Designing an open ended system

Design processes are usually focused on controlling the results. For example, when I am working on a book, I need to anticipate the grain of the paper, the trimming of the sheet, the spreading of the ink during printing, etc. to achieve the desired finished product. But some design processes result in open-ended systems, tools that let you create things the original designer perhaps never dreamed of. This is what Danish carpenter Ole Kirk Christiansen wanted when he developed interlocking pieces for creative play. He had to balance structure with versatility, a system stable enough to work with, but flexible enough to accommodate the user’s curiosity and imagination. Ole's son Godtfred patented this creation as the ‘LEGO System of Play’.

Lego patent
The original patent issued October 24, 1961, proposes a design for a ‘Toy building brick’, conceived 25 years earlier. These interlocking plastic blocks are now known as LEGO, manufactured by The Lego Group, a privately held company based in Billund, Denmark.
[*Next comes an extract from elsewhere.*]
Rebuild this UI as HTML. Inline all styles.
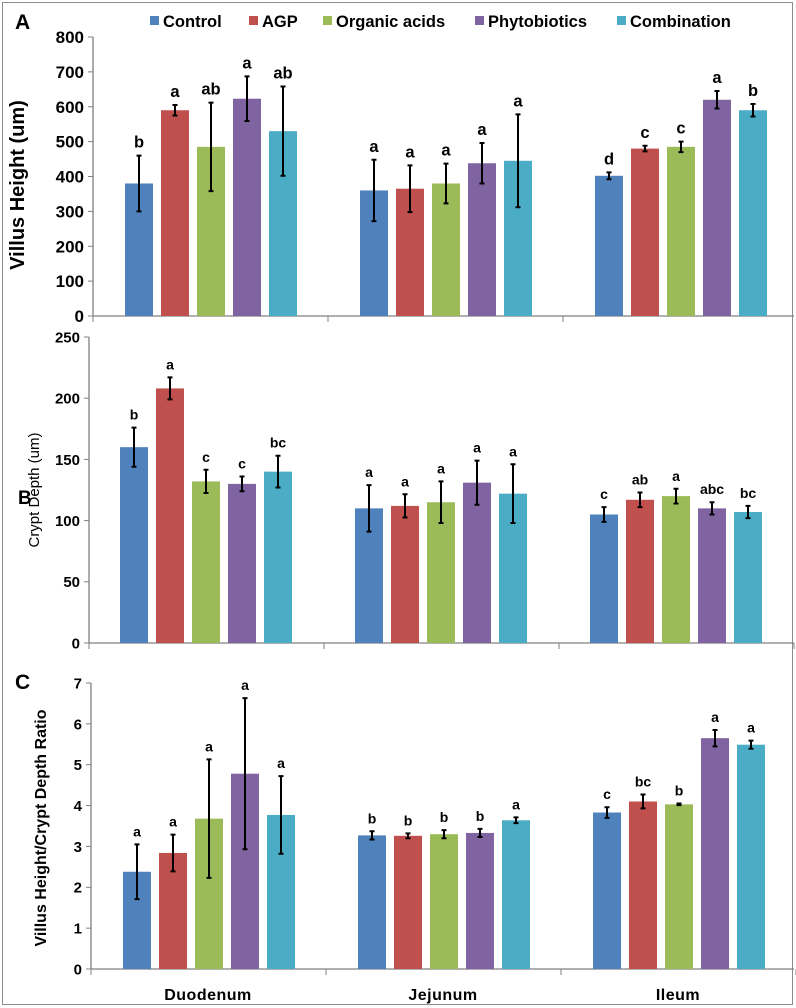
<!DOCTYPE html>
<html><head><meta charset="utf-8"><style>
html,body{margin:0;padding:0;background:#fff;}
svg{display:block;font-family:"Liberation Sans",Arial,sans-serif;}
</style></head><body>
<svg id="chart" width="796" height="1008" viewBox="0 0 796 1008">
<rect x="2.5" y="2.5" width="790" height="1002" fill="#fff" stroke="#8c8c8c" stroke-width="1"/>
<g id="legend"></g>
<g id="panels"></g>
</svg>
<script>
const categories = ["Duodenum", "Jejunum", "Ileum"];
const seriesNames = ["Control", "AGP", "Organic acids", "Phytobiotics", "Combination"];
const colors = ["#4f81bd", "#c0504d", "#9bbb59", "#8064a2", "#4bacc6"];

const villusValues = [[380,590,485,623,530],[360,365,380,438,445],[402,480,485,620,590]];
const villusErrors = [[80,15,127,64,128],[88,67,57,58,133],[10,8,15,25,18]];
const villusLetters = [["b","a","ab","a","ab"],["a","a","a","a","a"],["d","c","c","a","b"]];
const villusTicks = [0,100,200,300,400,500,600,700,800];

const cryptValues = [[160,208,132,130,140],[110,112,115,131,122],[105,117,120,110,107]];
const cryptErrors = [[16,9,9.5,6,13],[19,9.5,17,18,24],[6,6,6,5,5]];
const cryptLetters = [["b","a","c","c","bc"],["a","a","a","a","a"],["c","ab","a","abc","bc"]];
const cryptTicks = [0,50,100,150,200,250];

const ratioValues = [[2.38,2.84,3.68,4.78,3.77],[3.27,3.26,3.30,3.33,3.64],[3.83,4.10,4.03,5.65,5.49]];
const ratioErrors = [[0.67,0.45,1.45,1.85,0.95],[0.10,0.06,0.10,0.10,0.07],[0.13,0.17,0.02,0.20,0.10]];
const ratioLetters = [["a","a","a","a","a"],["b","b","b","b","a"],["c","bc","b","a","a"]];
const ratioTicks = [0,1,2,3,4,5,6,7];

const NS = "http://www.w3.org/2000/svg";
const root = document.getElementById("panels");
function mk(tag, attrs, parent, text){
  const e = document.createElementNS(NS, tag);
  for (const k in attrs) e.setAttribute(k, attrs[k]);
  if (text !== undefined) e.textContent = text;
  (parent || root).appendChild(e);
  return e;
}

function drawPanel(cfg){
  const g = mk("g", {});
  
  
  const yScale = v => cfg.y0 - (v / cfg.max) * (cfg.y0 - cfg.yTop);
  const catW = 235;
  const xCat = i => cfg.ax + i * catW;
  const ya = mk("line", {x1:cfg.ax, y1:cfg.yTop, x2:cfg.ax, y2:cfg.y0, stroke:"#808080", "stroke-width":1.3}, g);
  
  
  const xa = mk("line", {x1:cfg.ax, y1:cfg.y0, x2:794, y2:cfg.y0, stroke:"#808080", "stroke-width":1.3}, g);
  
  
  cfg.ticks.forEach(t => {
    const y = yScale(t);
    mk("line", {x1:cfg.ax-5, y1:y, x2:cfg.ax, y2:y, stroke:"#808080", "stroke-width":1}, g);
    const tl = mk("text", {x:cfg.ax-9, y:y+cfg.tickSize*0.36, "text-anchor":"end", "font-size":cfg.tickSize, "font-weight":"bold", fill:"#000"}, g, String(t));
    
    
  });
  for (let i = 0; i <= categories.length; i++) {
    mk("line", {x1:xCat(i), y1:cfg.y0, x2:xCat(i), y2:cfg.y0+6, stroke:"#808080", "stroke-width":1}, g);
  }
  cfg.values.forEach((grp, ci) => {
    grp.forEach((v, si) => {
      const x = xCat(ci) + cfg.off + si * 36;
      const y = yScale(v);
      const bar = mk("rect", {x:x, y:y, width:28, height:cfg.y0 - y, fill:colors[si]}, g);
      
      
      const e = cfg.errors[ci][si];
      const cx = x + 14, yt = yScale(v + e), yb = yScale(v - e);
      const eb = mk("path", {d:`M${cx},${yt}V${yb}M${cx-2.5},${yt}H${cx+2.5}M${cx-2.5},${yb}H${cx+2.5}`, stroke:"#000", "stroke-width":2, fill:"none"}, g);
      
      
      const lt = mk("text", {x:cx, y:yt - 8, "text-anchor":"middle", "font-size":cfg.letterSize, "font-weight":"bold", fill:"#000"}, g, cfg.letters[ci][si]);
      
      
    });
  });
  return g;
}

drawPanel({name:"panel-a-villus-height", ax:93, y0:316, yTop:37, max:800, ticks:villusTicks, values:villusValues, errors:villusErrors, letters:villusLetters, off:32, tickSize:17, letterSize:16.5});
drawPanel({name:"panel-b-crypt-depth", ax:89, y0:643, yTop:337, max:250, ticks:cryptTicks, values:cryptValues, errors:cryptErrors, letters:cryptLetters, off:31, tickSize:15, letterSize:14});
drawPanel({name:"panel-c-ratio", ax:91, y0:969, yTop:683, max:7, ticks:ratioTicks, values:ratioValues, errors:ratioErrors, letters:ratioLetters, off:32, tickSize:15, letterSize:14});

let t;
t = mk("text", {x:0, y:0, transform:"translate(24,185) rotate(-90)", "text-anchor":"middle", "font-size":20, "font-weight":"bold"}, root, "Villus Height (um)");


t = mk("text", {x:0, y:0, transform:"translate(39,490) rotate(-90)", "text-anchor":"middle", "font-size":15}, root, "Crypt Depth (um)");


t = mk("text", {x:0, y:0, transform:"translate(46,828) rotate(-90)", "text-anchor":"middle", "font-size":16, "font-weight":"bold"}, root, "Villus Height/Crypt Depth Ratio");


t = mk("text", {x:15, y:29, "font-size":21, "font-weight":"bold"}, root, "A");


t = mk("text", {x:18, y:504, "font-size":19, "font-weight":"bold"}, root, "B");


t = mk("text", {x:15, y:689, "font-size":21, "font-weight":"bold"}, root, "C");


categories.forEach((c, i) => {
  const el = mk("text", {x:91 + i*235 + 117, y:1000, "text-anchor":"middle", "font-size":16, "font-weight":"bold", "letter-spacing":"0.5"}, root, c);
  
  
});

const legend = document.getElementById("legend");
const legendX = [150, 249, 323, 475, 617];
seriesNames.forEach((n, i) => {
  const sw = mk("rect", {x:legendX[i], y:16, width:9, height:9, fill:colors[i]}, legend);
  
  
  const lt = mk("text", {x:legendX[i] + 13, y:27, "font-size":16.5, "font-weight":"bold"}, legend, n);
  
  
});
</script>
</body></html>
Today, although individual pieces display a staggering variety of designs and functions, they are marked by remarkable compatibility; a Lego brick from 1958 still interlocks with one made today. And the system allows a tremendous variability. Two standard rectangular 2×4 Lego bricks can be combined in 24 different ways, and three offer 1,560 unique possibilities. With six, the number of combinations reaches 915,103,765, and with nine or ten, according to Danish math professor Søren Eilers, the number is incalculably high.

Lego brick 24 variations
Lego interlocking pieces constitute a universal system and basic two eight-stud LEGO bricks can be combined in 24 different ways, while three bricks in 1,060 ways.

Merkur, the first toy that I consciously remember playing with, is a construction set consisting of perforated metal strips, plates, wheels and axles that can be joined together with nuts and bolts, (much like Frank Hornby’s earlier Meccano).

merkur box
Instruction manual from Merkur, a metal construction set built in Czechoslovakia from 1920s.

Inexpensive, flexible and educational, it came with instructions for building engineering tools like lathes, drills and planers, which didn’t stop my brother and me from building time machines and batmobiles. Czech inventor Otto Wichterle used Merkur to prototype the first soft contact lens, further proof that a successful open-ended system can produce results far beyond its inventor’s imaginings.

merkur 1970s
Merkur 7, construction set from the 1970s

The Q Project is designed as a similarly open-ended system. Like any game, it is built on implicit rules that provide a certain stability. Various types of serifs, for example, can be attached to the base letters, and with a little experimentation, you will find that there are over thirty such combinations that can be placed on three different letter bases. But like any goodgame, it also provides room to create and explore. The serifs can be combined to generate unexpected shapes. The letters can be broken into strokes to create entirely new forms. Just as with toys such as Lego or Merkur, you can build what the designer envisioned, or you can ditch the instructions in favour of free play and create something else entirely. Beyond the standard OpenType fonts, the Q Project also includes physical and digital tools like drafting stencils with the basic shapes needed to construct the capital letters of the Latin alphabet in various styles.

Q shapes drafting templates
Three drafting stencil for Q Shape 1, 2, 3 are available as part of the project.
Q bases & serifs
Instead of defining static fonts, the Q Project (2020) comes with interchangeable parts available as separate fonts, which can be combined in numerous ways.

A good game allows for hacking and invention, providing a framework for creation. Creativity, however, requires time, and Q also requires some patience, since it is less a production tool and more a space to explore. In return, you may discover something that was not entirely planned, something that the system hoped to allow, but could not guarantee. This is the magic of designing games, the joy of inviting people to participate in your creation, to complete it or even reinvent it. Q invites you to solve puzzles that may not exist yet. It’s not the most practical way of working, but play is also an important way to achieve useful results.